Model simulations of a shock-cloud interaction in the Cygnus loop

We present optical observations and two-dimensional hydrodynamic modeling of an isolated shocked ISM cloud. H alpha images taken in 1992.6 and 2003.7 of a small optical emission cloud along the southwestern limb of the Cygnus Loop were used to measure positional displacements of similar to 0."1 yr(-1) for surrounding Balmer-dominated emission filaments and 0."025-0."055 yr(-1) for internal cloud emission features. These measurements imply transverse velocities of similar or equal to 250 and similar or equal to 80-140 km s(-1) for ambient ISM and internal cloud shocks, respectively. A lack of observed turbulent gas stripping at the cloud-ISM boundary in the H alpha images suggests that there is not an abrupt density change at the cloud-ISM boundary.
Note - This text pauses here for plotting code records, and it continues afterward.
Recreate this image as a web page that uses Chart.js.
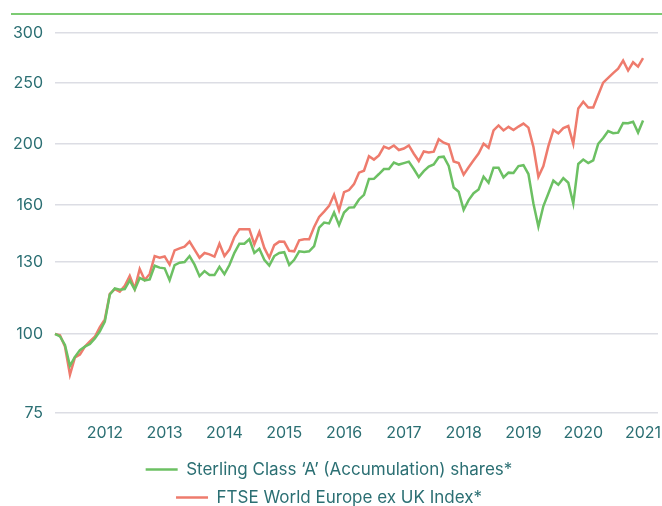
<!DOCTYPE html>
<html>
<head>
<meta charset="utf-8">
<script src="https://cdn.jsdelivr.net/npm/chart.js@4/dist/chart.umd.min.js"></script>
<style>
  html, body { margin: 0; padding: 0; background: #fff; overflow: hidden; }
  #wrap { position: relative; width: 662px; height: 516px; }
  #topline { position: absolute; top: 13px; left: 11px; right: 0; border-top: 2px solid #7ccb73; }
</style>
</head>
<body>
<div id="wrap">
  <div id="topline"></div>
  <canvas id="myChart"></canvas>
</div>
<script>
// Monthly values, Mar 2011 - Jan 2021, rebased to 100
const fundValues = [
    100, 99.1, 96.1, 89, 92, 94.3, 95.5, 96.4, 98.4, 101,
    104.6, 115.5, 118.1, 117.5, 117.8, 121.6, 117.6, 122.7, 121.6, 122,
    128.3, 127.4, 127.1, 121.7, 128.6, 129.7, 130, 132.9, 128.8, 123.5,
    125.8, 124, 124, 127.8, 124.4, 128.6, 134.5, 139, 139, 141.3,
    134.4, 136.5, 131.1, 128.4, 132.9, 134.4, 134.8, 128.6, 131.1, 135.2,
    134.9, 135.2, 137.8, 147.4, 150.2, 149.7, 155.8, 148.8, 155.8, 158.6,
    158.8, 163.4, 166.2, 176.1, 176.2, 179.3, 182.6, 182.6, 187, 185.6,
    186.6, 187.6, 182.6, 177.3, 181.2, 184.2, 185.7, 190.6, 191, 184.6,
    170.7, 168.1, 157.3, 163, 167.2, 169.5, 177.6, 173.7, 183.5, 183.5,
    177.1, 180.2, 180, 184.6, 185.2, 179.3, 161, 148, 159.5, 167,
    175, 172.4, 176.6, 173.7, 161, 186, 189, 186.6, 188.5, 200.2,
    204.5, 209.7, 208.1, 208.5, 216, 215.8, 217, 208.6, 218
];
const indexValues = [
    100, 99.5, 95.5, 86.2, 91.8, 92.8, 95.5, 97.3, 99, 102.5,
    105.5, 115.8, 117.8, 116.7, 119.2, 123.6, 118, 126.8, 121.8, 124.5,
    132.9, 132.1, 132.7, 128.8, 135.7, 136.7, 137.5, 140.1, 136.1, 132.1,
    134.4, 133.7, 132.6, 139, 132.9, 136.1, 142.5, 146.6, 146.6, 146.6,
    138.7, 145.1, 136.9, 132.1, 138.3, 140.1, 140, 135.5, 135.2, 140.8,
    141.3, 141.3, 147.8, 153.3, 156.3, 159.6, 166.2, 157, 167.8, 169.1,
    172.8, 180.2, 181.5, 191.4, 189, 191.9, 198.2, 196.7, 199, 195.7,
    196.8, 199, 193.1, 188, 194.7, 194, 194.5, 203.6, 201, 199.7,
    187.7, 186.7, 178.9, 183.8, 188.5, 193.2, 200.3, 197.3, 210.3, 214.1,
    210.2, 213, 210.5, 213.2, 215.5, 212.4, 198, 177.5, 184.6, 198.5,
    210.5, 208, 212, 213.6, 200.2, 227.8, 233.5, 228.6, 228.6, 239.3,
    250.3, 254.7, 259.2, 263.4, 271.2, 261.6, 269.6, 265.3, 273.7
];
const seriesNames = ['Sterling Class \u2018A\u2019 (Accumulation) shares*', 'FTSE World Europe ex UK Index*'];
const yTicks = [75, 100, 130, 160, 200, 250, 300];
const yearLabels = ['2012', '2013', '2014', '2015', '2016', '2017', '2018', '2019', '2020', '2021'];

// month categories Mar 2011 .. Apr 2021 (axis runs a little past the last point)
const months = [];
for (let y = 2011; y <= 2021; y++) {
    for (let m = 1; m <= 12; m++) {
        if (y === 2011 && m < 3) continue;
        if (y === 2021 && m > 4) break;
        months.push(y + '-' + String(m).padStart(2, '0'));
    }
}

const teal = '#2b6f73';
const green = '#6cc063';
const red = '#ee7b6d';

const ctx = document.getElementById('myChart').getContext('2d');
new Chart(ctx, {
    type: 'line',
    data: {
        labels: months,
        datasets: [
            {
                label: seriesNames[0],
                data: fundValues,
                borderColor: green,
                backgroundColor: green,
                borderWidth: 2.5,
                pointRadius: 0,
                tension: 0
            },
            {
                label: seriesNames[1],
                data: indexValues,
                borderColor: red,
                backgroundColor: red,
                borderWidth: 2.5,
                pointRadius: 0,
                tension: 0
            }
        ]
    },
    options: {
        responsive: true,
        maintainAspectRatio: false,
        animation: false,
        layout: { padding: { top: 33, left: 0, right: 4, bottom: 0 } },
        plugins: {
            tooltip: { enabled: false },
            legend: {
                position: 'bottom',
                labels: {
                    color: teal,
                    font: { family: 'Inter', size: 17 },
                    usePointStyle: true,
                    pointStyle: 'line',
                    pointStyleWidth: 32,
                    padding: 11
                }
            }
        },
        scales: {
            x: {
                type: 'category',
                offset: false,
                grid: { display: false },
                border: { display: false },
                afterFit: function(axis) {
                    // leave a little extra room under the year labels
                    axis.height += 4;
                },
                ticks: {
                    autoSkip: false,
                    maxRotation: 0,
                    padding: 3,
                    color: teal,
                    font: { family: 'Inter', size: 16 },
                    callback: function(value) {
                        const lab = months[value];
                        if (lab.endsWith('-01')) {
                            const yr = lab.slice(0, 4);
                            return yearLabels.includes(yr) ? yr : '';
                        }
                        return '';
                    }
                }
            },
            y: {
                type: 'logarithmic',
                min: 75,
                max: 300,
                afterBuildTicks: function(axis) {
                    axis.ticks = yTicks.map(v => ({ value: v }));
                },
                afterFit: function(axis) {
                    axis.width = 55;
                },
                grid: { color: '#dcdde4', lineWidth: 1.5, drawTicks: false },
                border: { display: false },
                ticks: {
                    padding: 12,
                    color: teal,
                    font: { family: 'Inter', size: 16 },
                    callback: function(value) {
                        return String(value);
                    }
                }
            }
        }
    }
});
</script>
</body>
</html>
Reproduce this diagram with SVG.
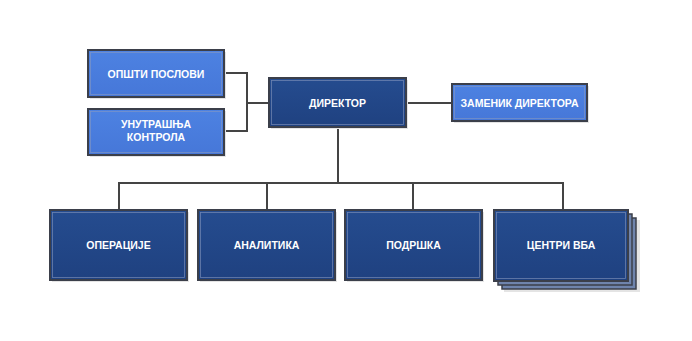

Also, the complex shock structure visible within the cloud indicates that the cloud's internal density distribution is two-phased-a smoothly varying background density that is populated by higher density clumps. Guided by the H alpha images, we present model results for a shock interacting with a non-uniform ISM cloud. We find that this cloud can be well modeled by a smoothly varying power-law core with a density contrast of similar to 4 times the ambient density, surrounded by a low-density envelope with a Lorentzian profile. The lack of sharp density gradients in such a model inhibits the growth of Kelvin-Helmholtz instabilities, consistent with the cloud's appearance. Our model results also suggest that cloud clumps have densities similar to 10 times the ambient ISM density and account for similar to 30% of the total cloud volume. Moreover, the observed spacing of internal cloud shocks and model simulations indicate that the distance between clumps is similar to 4 clump radii. We conclude that this diffuse ISM cloud is best modeled by a smoothly varying, low-density distribution coupled to higher density, moderately spaced internal clumps.